### WHAT IS EXPECTED
Your task is to repeat the lines below exactly, excluding any pictures they contain.
---- MATERIAL
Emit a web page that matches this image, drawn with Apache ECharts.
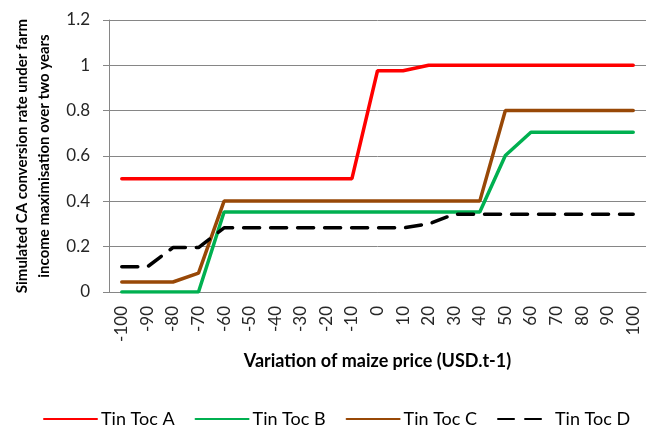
<!DOCTYPE html>
<html>
<head>
<meta charset="utf-8">
<script src="https://cdn.jsdelivr.net/npm/echarts@6/dist/echarts.min.js"></script>
<style>
  html, body { margin: 0; padding: 0; background: #fff; }
  #chart { width: 655px; height: 426px; }
</style>
</head>
<body>
<div id="chart"></div>
<script>
// maize price variation (USD.t-1)
const priceSteps = ['-100', '-90', '-80', '-70', '-60', '-50', '-40', '-30', '-20', '-10', '0',
  '10', '20', '30', '40', '50', '60', '70', '80', '90', '100'];

const tinTocA = [0.5, 0.5, 0.5, 0.5, 0.5, 0.5, 0.5, 0.5, 0.5, 0.5, 0.976,
  0.976, 1, 1, 1, 1, 1, 1, 1, 1, 1];
const tinTocB = [0, 0, 0, 0, 0.353, 0.353, 0.353, 0.353, 0.353, 0.353, 0.353,
  0.353, 0.353, 0.353, 0.353, 0.602, 0.705, 0.705, 0.705, 0.705, 0.705];
const tinTocC = [0.044, 0.044, 0.044, 0.083, 0.401, 0.401, 0.401, 0.401, 0.401, 0.401, 0.401,
  0.401, 0.401, 0.401, 0.401, 0.801, 0.801, 0.801, 0.801, 0.801, 0.801];
const tinTocD = [0.111, 0.111, 0.196, 0.196, 0.283, 0.283, 0.283, 0.283, 0.283, 0.283, 0.283,
  0.283, 0.3, 0.343, 0.343, 0.343, 0.343, 0.343, 0.343, 0.343, 0.343];

const FONT = 'Lato, "Open Sans", sans-serif';

const chart = echarts.init(document.getElementById('chart'));

function lineSeries(name, data, color, type) {
  return {
    name: name,
    type: 'line',
    data: data,
    symbol: 'none',
    lineStyle: { color: color, width: 3.5, type: type || 'solid', cap: 'round' },
    itemStyle: { color: color }
  };
}

chart.setOption({
  animation: false,
  grid: { left: 109, right: 9, top: 20, bottom: 134, outerBoundsMode: 'none' },
  xAxis: {
    type: 'category',
    data: priceSteps,
    boundaryGap: true,
    name: 'Variation of maize price (USD.t-1)',
    nameLocation: 'middle',
    nameGap: 60,
    nameTextStyle: { fontFamily: FONT, fontWeight: 'bold', fontSize: 18, color: '#000' },
    axisLine: { lineStyle: { color: '#868686' } },
    axisTick: { length: 6, lineStyle: { color: '#868686' } },
    axisLabel: { rotate: 90, margin: 14, fontFamily: FONT, fontSize: 17, color: '#262626', interval: 0 },
    splitLine: { show: false }
  },
  yAxis: {
    type: 'value',
    min: 0,
    max: 1.2,
    interval: 0.2,
    name: 'Simulated CA conversion rate under farm\nincome maximisation over two years',
    nameLocation: 'middle',
    nameGap: 52,
    nameTextStyle: { fontFamily: FONT, fontWeight: 'bold', fontSize: 15, color: '#000', lineHeight: 22 },
    axisLine: { show: true, lineStyle: { color: '#868686' } },
    axisTick: { show: true, length: 6, lineStyle: { color: '#868686' } },
    axisLabel: { margin: 19, fontFamily: FONT, fontSize: 17, color: '#262626' },
    splitLine: { lineStyle: { color: '#868686', width: 1 } }
  },
  legend: {
    left: 38,
    top: 405,
    itemWidth: 53,
    itemHeight: 4,
    itemGap: 20,
    itemStyle: { opacity: 0 },
    textStyle: { fontFamily: FONT, fontSize: 18, color: '#000', padding: [0, 0, 0, -1] },
    data: ['Tin Toc A', 'Tin Toc B', 'Tin Toc C', 'Tin Toc D']
  },
  series: [
    lineSeries('Tin Toc A', tinTocA, '#ff0000'),
    lineSeries('Tin Toc B', tinTocB, '#00b050'),
    lineSeries('Tin Toc C', tinTocC, '#984807'),
    lineSeries('Tin Toc D', tinTocD, '#000000', [16, 11])
  ]
});
</script>
</body>
</html>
--------
### RESPONSE TO THE TASK
Emit a web page that matches this image, drawn with Apache ECharts.
<!DOCTYPE html>
<html>
<head>
<meta charset="utf-8">
<script src="https://cdn.jsdelivr.net/npm/echarts@6/dist/echarts.min.js"></script>
<style>
  html, body { margin: 0; padding: 0; background: #fff; }
  #chart { width: 655px; height: 426px; }
</style>
</head>
<body>
<div id="chart"></div>
<script>
// maize price variation (USD.t-1)
const priceSteps = ['-100', '-90', '-80', '-70', '-60', '-50', '-40', '-30', '-20', '-10', '0',
  '10', '20', '30', '40', '50', '60', '70', '80', '90', '100'];

const tinTocA = [0.5, 0.5, 0.5, 0.5, 0.5, 0.5, 0.5, 0.5, 0.5, 0.5, 0.976,
  0.976, 1, 1, 1, 1, 1, 1, 1, 1, 1];
const tinTocB = [0, 0, 0, 0, 0.353, 0.353, 0.353, 0.353, 0.353, 0.353, 0.353,
  0.353, 0.353, 0.353, 0.353, 0.602, 0.705, 0.705, 0.705, 0.705, 0.705];
const tinTocC = [0.044, 0.044, 0.044, 0.083, 0.401, 0.401, 0.401, 0.401, 0.401, 0.401, 0.401,
  0.401, 0.401, 0.401, 0.401, 0.801, 0.801, 0.801, 0.801, 0.801, 0.801];
const tinTocD = [0.111, 0.111, 0.196, 0.196, 0.283, 0.283, 0.283, 0.283, 0.283, 0.283, 0.283,
  0.283, 0.3, 0.343, 0.343, 0.343, 0.343, 0.343, 0.343, 0.343, 0.343];

const FONT = 'Lato, "Open Sans", sans-serif';

const chart = echarts.init(document.getElementById('chart'));

function lineSeries(name, data, color, type) {
  return {
    name: name,
    type: 'line',
    data: data,
    symbol: 'none',
    lineStyle: { color: color, width: 3.5, type: type || 'solid', cap: 'round' },
    itemStyle: { color: color }
  };
}

chart.setOption({
  animation: false,
  grid: { left: 109, right: 9, top: 20, bottom: 134, outerBoundsMode: 'none' },
  xAxis: {
    type: 'category',
    data: priceSteps,
    boundaryGap: true,
    name: 'Variation of maize price (USD.t-1)',
    nameLocation: 'middle',
    nameGap: 60,
    nameTextStyle: { fontFamily: FONT, fontWeight: 'bold', fontSize: 18, color: '#000' },
    axisLine: { lineStyle: { color: '#868686' } },
    axisTick: { length: 6, lineStyle: { color: '#868686' } },
    axisLabel: { rotate: 90, margin: 14, fontFamily: FONT, fontSize: 17, color: '#262626', interval: 0 },
    splitLine: { show: false }
  },
  yAxis: {
    type: 'value',
    min: 0,
    max: 1.2,
    interval: 0.2,
    name: 'Simulated CA conversion rate under farm\nincome maximisation over two years',
    nameLocation: 'middle',
    nameGap: 52,
    nameTextStyle: { fontFamily: FONT, fontWeight: 'bold', fontSize: 15, color: '#000', lineHeight: 22 },
    axisLine: { show: true, lineStyle: { color: '#868686' } },
    axisTick: { show: true, length: 6, lineStyle: { color: '#868686' } },
    axisLabel: { margin: 19, fontFamily: FONT, fontSize: 17, color: '#262626' },
    splitLine: { lineStyle: { color: '#868686', width: 1 } }
  },
  legend: {
    left: 38,
    top: 405,
    itemWidth: 53,
    itemHeight: 4,
    itemGap: 20,
    itemStyle: { opacity: 0 },
    textStyle: { fontFamily: FONT, fontSize: 18, color: '#000', padding: [0, 0, 0, -1] },
    data: ['Tin Toc A', 'Tin Toc B', 'Tin Toc C', 'Tin Toc D']
  },
  series: [
    lineSeries('Tin Toc A', tinTocA, '#ff0000'),
    lineSeries('Tin Toc B', tinTocB, '#00b050'),
    lineSeries('Tin Toc C', tinTocC, '#984807'),
    lineSeries('Tin Toc D', tinTocD, '#000000', [16, 11])
  ]
});
</script>
</body>
</html>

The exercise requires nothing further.